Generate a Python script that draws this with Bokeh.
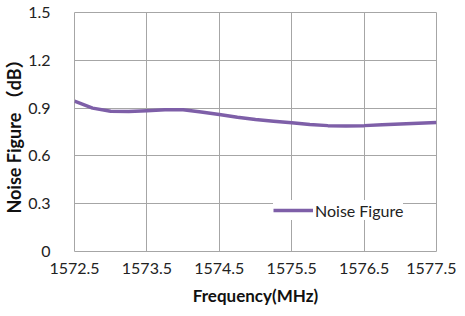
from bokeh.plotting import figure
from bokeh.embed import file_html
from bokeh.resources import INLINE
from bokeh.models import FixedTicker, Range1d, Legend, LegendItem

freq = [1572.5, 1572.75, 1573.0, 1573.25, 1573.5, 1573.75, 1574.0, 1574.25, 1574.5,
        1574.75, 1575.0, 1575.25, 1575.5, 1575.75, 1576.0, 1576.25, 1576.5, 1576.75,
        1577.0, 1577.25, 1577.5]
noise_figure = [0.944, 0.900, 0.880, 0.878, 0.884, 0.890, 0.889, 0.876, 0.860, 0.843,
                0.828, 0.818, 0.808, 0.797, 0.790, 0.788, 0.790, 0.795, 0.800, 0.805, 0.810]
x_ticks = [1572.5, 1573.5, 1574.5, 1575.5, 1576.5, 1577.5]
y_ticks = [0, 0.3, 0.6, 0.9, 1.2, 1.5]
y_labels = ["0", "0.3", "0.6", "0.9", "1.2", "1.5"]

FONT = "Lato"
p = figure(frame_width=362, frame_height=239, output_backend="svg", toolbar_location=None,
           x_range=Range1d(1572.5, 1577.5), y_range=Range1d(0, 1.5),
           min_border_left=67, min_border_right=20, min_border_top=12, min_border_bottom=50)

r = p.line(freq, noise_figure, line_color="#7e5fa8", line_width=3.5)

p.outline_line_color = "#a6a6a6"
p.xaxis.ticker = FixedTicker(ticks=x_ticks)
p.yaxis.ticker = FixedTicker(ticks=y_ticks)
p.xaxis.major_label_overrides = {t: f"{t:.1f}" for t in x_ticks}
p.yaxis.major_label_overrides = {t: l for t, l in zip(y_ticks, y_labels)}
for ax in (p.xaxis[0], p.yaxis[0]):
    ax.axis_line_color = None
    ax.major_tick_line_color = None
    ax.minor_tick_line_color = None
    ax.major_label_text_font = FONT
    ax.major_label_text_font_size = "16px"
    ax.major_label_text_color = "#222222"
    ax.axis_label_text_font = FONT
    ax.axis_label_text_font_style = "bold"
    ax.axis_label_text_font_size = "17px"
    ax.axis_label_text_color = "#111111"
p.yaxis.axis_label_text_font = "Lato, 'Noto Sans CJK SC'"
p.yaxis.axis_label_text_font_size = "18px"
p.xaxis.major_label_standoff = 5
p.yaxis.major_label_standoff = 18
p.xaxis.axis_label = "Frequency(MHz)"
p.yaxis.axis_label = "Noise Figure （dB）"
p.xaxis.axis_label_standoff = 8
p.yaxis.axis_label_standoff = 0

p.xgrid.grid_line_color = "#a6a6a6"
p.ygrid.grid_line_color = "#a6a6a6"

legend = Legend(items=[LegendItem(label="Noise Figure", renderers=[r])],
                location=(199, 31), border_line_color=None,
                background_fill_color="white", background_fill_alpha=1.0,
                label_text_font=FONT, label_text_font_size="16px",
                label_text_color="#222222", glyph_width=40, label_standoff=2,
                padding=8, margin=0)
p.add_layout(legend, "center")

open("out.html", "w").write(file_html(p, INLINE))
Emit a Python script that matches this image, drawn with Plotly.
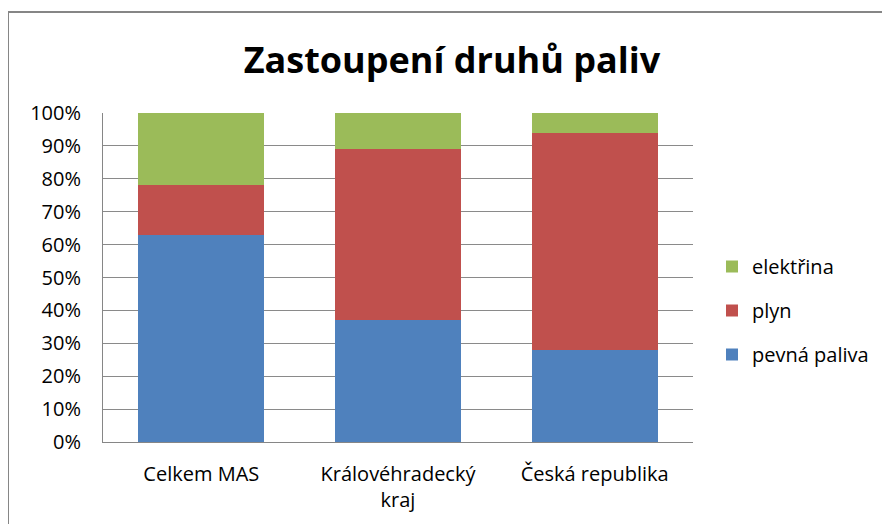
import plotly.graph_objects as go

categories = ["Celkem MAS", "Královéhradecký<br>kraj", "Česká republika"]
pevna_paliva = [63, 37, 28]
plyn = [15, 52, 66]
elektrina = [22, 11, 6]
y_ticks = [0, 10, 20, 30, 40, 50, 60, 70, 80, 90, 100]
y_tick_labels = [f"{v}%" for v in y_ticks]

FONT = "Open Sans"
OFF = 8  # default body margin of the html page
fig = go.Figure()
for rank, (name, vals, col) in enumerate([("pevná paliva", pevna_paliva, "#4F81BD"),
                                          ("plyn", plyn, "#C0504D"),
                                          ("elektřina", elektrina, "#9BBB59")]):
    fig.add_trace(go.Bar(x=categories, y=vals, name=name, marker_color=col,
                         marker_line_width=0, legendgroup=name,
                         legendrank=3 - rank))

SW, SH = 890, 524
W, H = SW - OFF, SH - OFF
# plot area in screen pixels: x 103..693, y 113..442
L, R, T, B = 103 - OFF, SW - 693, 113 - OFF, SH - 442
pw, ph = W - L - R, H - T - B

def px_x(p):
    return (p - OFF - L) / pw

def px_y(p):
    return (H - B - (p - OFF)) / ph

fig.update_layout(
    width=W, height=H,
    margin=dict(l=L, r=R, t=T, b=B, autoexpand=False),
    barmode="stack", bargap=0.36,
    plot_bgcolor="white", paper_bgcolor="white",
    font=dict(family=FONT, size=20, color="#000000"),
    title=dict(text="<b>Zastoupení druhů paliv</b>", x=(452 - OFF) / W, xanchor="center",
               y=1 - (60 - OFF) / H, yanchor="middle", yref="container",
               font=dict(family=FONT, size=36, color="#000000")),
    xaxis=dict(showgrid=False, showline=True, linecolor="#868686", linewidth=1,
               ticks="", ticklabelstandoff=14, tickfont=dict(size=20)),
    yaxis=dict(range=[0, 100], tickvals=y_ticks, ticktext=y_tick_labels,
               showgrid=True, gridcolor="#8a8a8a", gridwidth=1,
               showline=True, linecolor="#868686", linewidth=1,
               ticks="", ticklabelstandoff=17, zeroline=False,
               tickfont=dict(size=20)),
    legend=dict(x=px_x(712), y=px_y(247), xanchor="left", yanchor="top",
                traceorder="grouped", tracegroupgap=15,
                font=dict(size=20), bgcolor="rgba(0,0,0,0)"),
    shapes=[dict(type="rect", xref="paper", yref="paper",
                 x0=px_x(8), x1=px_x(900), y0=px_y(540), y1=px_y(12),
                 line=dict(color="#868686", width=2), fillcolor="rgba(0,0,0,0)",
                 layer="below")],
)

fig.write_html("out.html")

---*---

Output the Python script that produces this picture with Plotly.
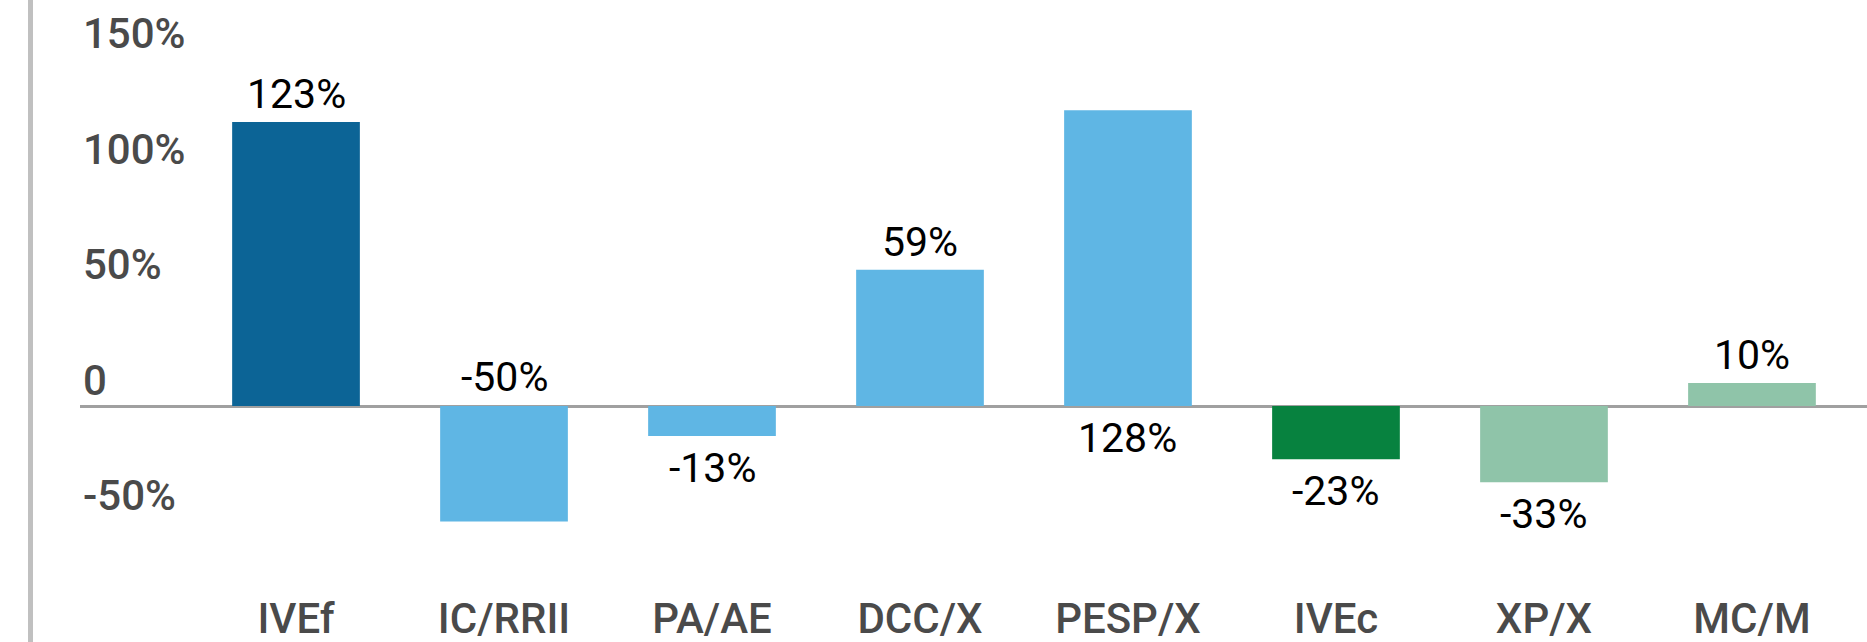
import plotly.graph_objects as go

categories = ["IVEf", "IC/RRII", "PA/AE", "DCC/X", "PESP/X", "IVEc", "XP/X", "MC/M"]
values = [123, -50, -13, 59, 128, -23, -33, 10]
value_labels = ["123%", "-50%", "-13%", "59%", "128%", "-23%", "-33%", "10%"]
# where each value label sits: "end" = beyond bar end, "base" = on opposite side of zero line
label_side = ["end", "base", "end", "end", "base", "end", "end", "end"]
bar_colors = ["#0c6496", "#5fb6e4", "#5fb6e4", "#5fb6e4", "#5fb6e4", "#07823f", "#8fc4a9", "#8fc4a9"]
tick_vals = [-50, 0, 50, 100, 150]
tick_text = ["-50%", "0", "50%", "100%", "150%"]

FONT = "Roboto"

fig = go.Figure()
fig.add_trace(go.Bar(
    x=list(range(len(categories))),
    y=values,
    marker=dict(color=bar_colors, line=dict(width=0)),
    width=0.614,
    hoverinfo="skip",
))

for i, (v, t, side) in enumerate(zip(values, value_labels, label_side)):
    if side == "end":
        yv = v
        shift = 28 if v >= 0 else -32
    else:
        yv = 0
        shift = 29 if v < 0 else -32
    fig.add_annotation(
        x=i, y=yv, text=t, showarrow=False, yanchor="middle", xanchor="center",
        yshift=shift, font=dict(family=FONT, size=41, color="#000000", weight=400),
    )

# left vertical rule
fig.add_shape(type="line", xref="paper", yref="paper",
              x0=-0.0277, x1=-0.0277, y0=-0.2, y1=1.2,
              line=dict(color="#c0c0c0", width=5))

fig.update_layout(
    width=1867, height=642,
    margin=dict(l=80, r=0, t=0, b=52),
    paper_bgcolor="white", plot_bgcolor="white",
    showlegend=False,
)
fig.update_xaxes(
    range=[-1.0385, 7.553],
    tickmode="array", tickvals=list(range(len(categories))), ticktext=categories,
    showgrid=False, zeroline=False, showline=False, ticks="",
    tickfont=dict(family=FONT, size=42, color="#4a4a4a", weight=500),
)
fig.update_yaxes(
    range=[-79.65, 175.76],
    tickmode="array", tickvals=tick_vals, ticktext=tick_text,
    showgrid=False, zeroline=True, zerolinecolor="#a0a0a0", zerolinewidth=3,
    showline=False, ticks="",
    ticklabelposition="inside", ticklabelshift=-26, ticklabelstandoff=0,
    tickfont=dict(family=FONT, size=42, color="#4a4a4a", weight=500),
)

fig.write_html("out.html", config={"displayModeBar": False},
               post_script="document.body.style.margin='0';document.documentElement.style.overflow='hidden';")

---*---

In the listing above, find the line containing "Generate a Python" and the line containing "min_border_right=20, min_border_top=12, min_border_bottom=50)". Print those two lines and every line between them exactly, with no pictures.

Correct result →
Generate a Python script that draws this with Bokeh.
from bokeh.plotting import figure
from bokeh.embed import file_html
from bokeh.resources import INLINE
from bokeh.models import FixedTicker, Range1d, Legend, LegendItem

freq = [1572.5, 1572.75, 1573.0, 1573.25, 1573.5, 1573.75, 1574.0, 1574.25, 1574.5,
        1574.75, 1575.0, 1575.25, 1575.5, 1575.75, 1576.0, 1576.25, 1576.5, 1576.75,
        1577.0, 1577.25, 1577.5]
noise_figure = [0.944, 0.900, 0.880, 0.878, 0.884, 0.890, 0.889, 0.876, 0.860, 0.843,
                0.828, 0.818, 0.808, 0.797, 0.790, 0.788, 0.790, 0.795, 0.800, 0.805, 0.810]
x_ticks = [1572.5, 1573.5, 1574.5, 1575.5, 1576.5, 1577.5]
y_ticks = [0, 0.3, 0.6, 0.9, 1.2, 1.5]
y_labels = ["0", "0.3", "0.6", "0.9", "1.2", "1.5"]

FONT = "Lato"
p = figure(frame_width=362, frame_height=239, output_backend="svg", toolbar_location=None,
           x_range=Range1d(1572.5, 1577.5), y_range=Range1d(0, 1.5),
           min_border_left=67, min_border_right=20, min_border_top=12, min_border_bottom=50)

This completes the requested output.